The Oil Conundrum
The lynchpin of the global economy, oil, has a tankful of contradictions.
Conundrum #1: A Free, unrestricted market is the presumed premise upon which globalization proceeds. Yet the largest cartel on the planet controls the pricing and production of oil, the most essential commodity for continued growth. Everything, from cars to cabbages, depends upon its adequate supply. If the free, market of globalization is to proceed as planned, how can it succeed if a cartel controls the single most important commodity for its continued success?
Additionally, no one seems to be clear as to why the price of oil continues its upward climb. If a cartel, through production quotas, cannot control the price, who or what does?
In the past, the OPEC cartel seemed firmly in control of the price of oil.
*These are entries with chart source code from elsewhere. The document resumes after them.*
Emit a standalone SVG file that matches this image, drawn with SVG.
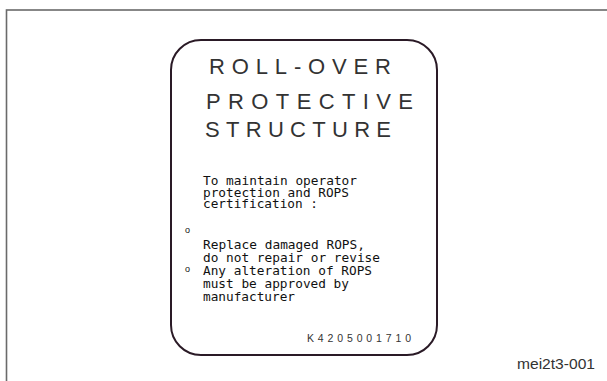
<svg xmlns="http://www.w3.org/2000/svg" width="607" height="381" viewBox="0 0 607 381">
<style>
.frame{fill:none;stroke:#6a6a6a;stroke-width:1.6}
.label{fill:#fff;stroke:#2a1a26;stroke-width:2}
.title{font-family:"Liberation Sans",Arial,sans-serif;font-size:22px;fill:#333}
.body{font-family:"DejaVu Sans Mono","Liberation Mono",monospace;font-size:12.8px;fill:#111}
.bullet{font-family:"Liberation Sans",Arial,sans-serif;font-size:9px;fill:#111}
.code{font-family:"Liberation Sans",Arial,sans-serif;font-size:10.5px;fill:#333}
.ref{font-family:"Liberation Sans",Arial,sans-serif;font-size:14.5px;fill:#333}
</style>
<rect width="607" height="381" fill="#fff"/>
<g id="frame">
<rect class="frame" x="6.5" y="10" width="610" height="380"/>
</g>
<g id="rops-label">
<rect class="label" x="171" y="40" width="266" height="315" rx="30" ry="30"/>
<text class="title" x="209" y="74" textLength="182" lengthAdjust="spacing">ROLL-OVER</text>
<text class="title" x="206" y="109" textLength="207" lengthAdjust="spacing">PROTECTIVE</text>
<text class="title" x="205" y="137" textLength="186" lengthAdjust="spacing">STRUCTURE</text>
<text class="body" x="203" y="185" textLength="154" lengthAdjust="spacingAndGlyphs">To maintain operator</text>
<text class="body" x="203" y="196.5" textLength="146" lengthAdjust="spacingAndGlyphs">protection and ROPS</text>
<text class="body" x="203" y="208" textLength="115" lengthAdjust="spacingAndGlyphs">certification :</text>
<text class="bullet" x="185" y="233">o</text>
<text class="body" x="203" y="249" textLength="162" lengthAdjust="spacingAndGlyphs">Replace damaged ROPS,</text>
<text class="body" x="203" y="262" textLength="177" lengthAdjust="spacingAndGlyphs">do not repair or revise</text>
<text class="bullet" x="185" y="272">o</text>
<text class="body" x="203" y="275" textLength="169" lengthAdjust="spacingAndGlyphs">Any alteration of ROPS</text>
<text class="body" x="203" y="288" textLength="146" lengthAdjust="spacingAndGlyphs">must be approved by</text>
<text class="body" x="203" y="301" textLength="92" lengthAdjust="spacingAndGlyphs">manufacturer</text>
<text class="code" x="307" y="342" textLength="104" lengthAdjust="spacing">K4205001710</text>
</g>
<g id="caption">
<text class="ref" x="517" y="369" textLength="78" lengthAdjust="spacingAndGlyphs">mei2t3-001</text>
</g>
<g id="connectors"/>
</svg>
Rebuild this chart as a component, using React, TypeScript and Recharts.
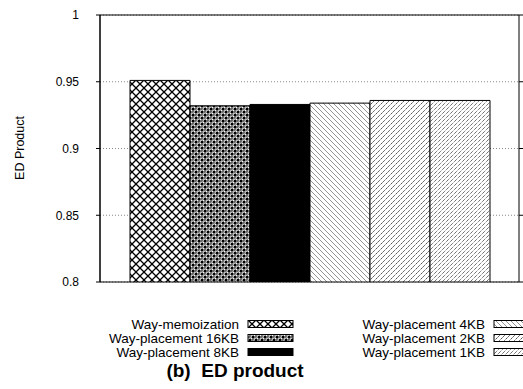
import React from 'react'
import { BarChart, Bar, XAxis, YAxis, CartesianGrid, ReferenceArea, ReferenceLine } from 'recharts'

const categories = ['ED product']
const seriesKeys = ['memo', 'p16', 'p8', 'p4', 'p2', 'p1']
const seriesNames = [
  'Way-memoization',
  'Way-placement 16KB',
  'Way-placement 8KB',
  'Way-placement 4KB',
  'Way-placement 2KB',
  'Way-placement 1KB',
]
const edValues = [0.951, 0.932, 0.933, 0.934, 0.936, 0.936]
const yTicks = [0.8, 0.85, 0.9, 0.95, 1]

const fills = ['url(#pCross)', 'url(#pDense)', '#000', 'url(#pBack)', 'url(#pFwd)', 'url(#pDots)']
const font = '"Liberation Sans", Arial, Helvetica, sans-serif'

const data = categories.map((name) => {
  const row: Record<string, any> = { name }
  seriesKeys.forEach((k, i) => { row[k] = edValues[i] })
  return row
})

function Patterns() {
  return (
    <defs>
      <pattern id="pCross" patternUnits="userSpaceOnUse" width="8" height="8">
        <rect width="8" height="8" fill="#fff" />
        <path d="M0,0 L8,8 M8,0 L0,8" stroke="#000" strokeWidth="1.3" />
      </pattern>
      <pattern id="pDense" patternUnits="userSpaceOnUse" width="6" height="6">
        <rect width="6" height="6" fill="#fff" />
        <rect x="0" y="0" width="2.5" height="2.5" fill="#000" />
        <rect x="3" y="3" width="2.5" height="2.5" fill="#000" />
        <circle cx="4.2" cy="1.2" r="1.1" fill="none" stroke="#222" strokeWidth="0.9" />
        <circle cx="1.2" cy="4.2" r="1.1" fill="none" stroke="#222" strokeWidth="0.9" />
      </pattern>
      <pattern id="pBack" patternUnits="userSpaceOnUse" width="5" height="5">
        <rect width="5" height="5" fill="#fff" />
        <path d="M-1,-1 L6,6 M-1,4 L1,6 M4,-1 L6,1" stroke="#777" strokeWidth="0.8" />
      </pattern>
      <pattern id="pFwd" patternUnits="userSpaceOnUse" width="5" height="5">
        <rect width="5" height="5" fill="#fff" />
        <path d="M-1,6 L6,-1 M-1,1 L1,-1 M4,6 L6,4" stroke="#222" strokeWidth="0.9" strokeDasharray="2 1" />
      </pattern>
      <pattern id="pDots" patternUnits="userSpaceOnUse" width="4" height="4">
        <rect width="4" height="4" fill="#fff" />
        <path d="M-1,5 L5,-1" stroke="#333" strokeWidth="1" strokeDasharray="1 1" />
      </pattern>
    </defs>
  )
}

function LegendBlock() {
  const rowY = [324, 338, 352]
  const cols = [{ textEnd: 239, swatch: 248 }, { textEnd: 485, swatch: 494 }]
  return (
    <svg width={523} height={389} style={{ position: 'absolute', left: 0, top: 0, pointerEvents: 'none' }}>
      <Patterns />
      {seriesNames.map((name, i) => {
        const col = cols[Math.floor(i / 3)]
        const y = rowY[i % 3]
        return (
          <g key={name}>
            <text x={col.textEnd} y={y} textAnchor="end" dominantBaseline="central"
              fontFamily={font} fontSize={13.5} fill="#000">{name}</text>
            <rect x={col.swatch} y={y - 3.5} width={45} height={7} fill={fills[i]} stroke="#000" strokeWidth={1} />
          </g>
        )
      })}
      <text x={235} y={370} textAnchor="middle" dominantBaseline="central"
        fontFamily={font} fontSize={19} fontWeight="bold" fill="#000" style={{ whiteSpace: 'pre' }}>
        {'(b)  ED product'}
      </text>
    </svg>
  )
}

const rightTick = (p: any) => (
  <line x1={p.x2} y1={p.y2} x2={p.x2 + 4} y2={p.y2} stroke="#000" strokeWidth={1} />
)

export default function App() {
  return (
    <div style={{ position: 'absolute', left: 0, top: 0, width: 523, height: 389, background: '#fff' }}>
      <BarChart width={523} height={389} data={data} barCategoryGap={30} barGap={0}
        margin={{ top: 15, right: 4, bottom: 107, left: 0 }} style={{ fontFamily: font }}>
        <CartesianGrid vertical={false} stroke="#888" strokeDasharray="1 2" />
        <XAxis dataKey="name" height={0} tick={false} tickLine={false} axisLine={{ stroke: '#000' }} />
        <YAxis domain={[0.8, 1]} ticks={yTicks} allowDataOverflow width={100}
          tick={{ fill: '#000', fontSize: 12 }} tickSize={4} tickMargin={17}
          tickLine={{ stroke: '#000' }} axisLine={{ stroke: '#000' }}
          tickFormatter={(v: number) => String(v)}
          label={{
            content: () => (
              <text x={20} y={148} transform="rotate(-90 20 148)" textAnchor="middle"
                dominantBaseline="central" fontFamily={font} fontSize={12.5} fill="#000">ED Product</text>
            ),
          }} />
        {seriesKeys.map((k, i) => (
          <Bar key={k} dataKey={k} name={seriesNames[i]} fill={fills[i]} stroke="#000" strokeWidth={1}
            isAnimationActive={false} />
        ))}
        <ReferenceArea y1={0.8} y2={1} fill="none" stroke="#000" strokeWidth={1} fillOpacity={0} />
        {yTicks.map((t) => (
          <ReferenceLine key={t} y={t} stroke="none" shape={rightTick} />
        ))}
      </BarChart>
      <LegendBlock />
    </div>
  )
}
Proceeding on the assumption that this fact is still true, President Bush asked his friends at OPEC to raise production.
OPEC refused, admitting, for the first time, that it no longer controlled the price. Asserting there were no shortages, OPEC blamed both the falling dollar and speculators.
Conundrum # 2: If market speculators are driving the price, how are they doing it if there are no shortages as OPEC claims. Are we ready to toss in the economic towel and claim supply and demand are no longer operative?
Conundrum #3: If the falling dollar is driving the price, how can the price continue to reach all-time highs even after the price is adjusted for inflation?
Conundrum #4: If there are indeed shortages, where are they? Who is experiencing them? Aside from Nigeria, which has its own problems with local supplies, are there shortages anywhere? During the Iran hostage crises, gas stations were open sporadically. Sometimes they had gas; sometimes they did not. That is a shortage. While peak oilers can claim that for the last few years production has been flat, can they explain the rise in price as a function of supply and demand?
Is the price rising on the expectation that we are indeed approaching peak oil?
Unfortunately, even though many fields are in decline and even though discoveries are not coming on board as quickly as they once did and even though the world’s appetite for energy is increasing, we will never know when peak oil has arrived until after the fact.
It seems to me something has to give here.
Do we toss out the principle of supply and demand?
Do we toss out a well-functioning market place?
Are we approaching peak oil? Who knows it and how do they know it? Can these knowledgeable folk explain it in terms of supply and demand?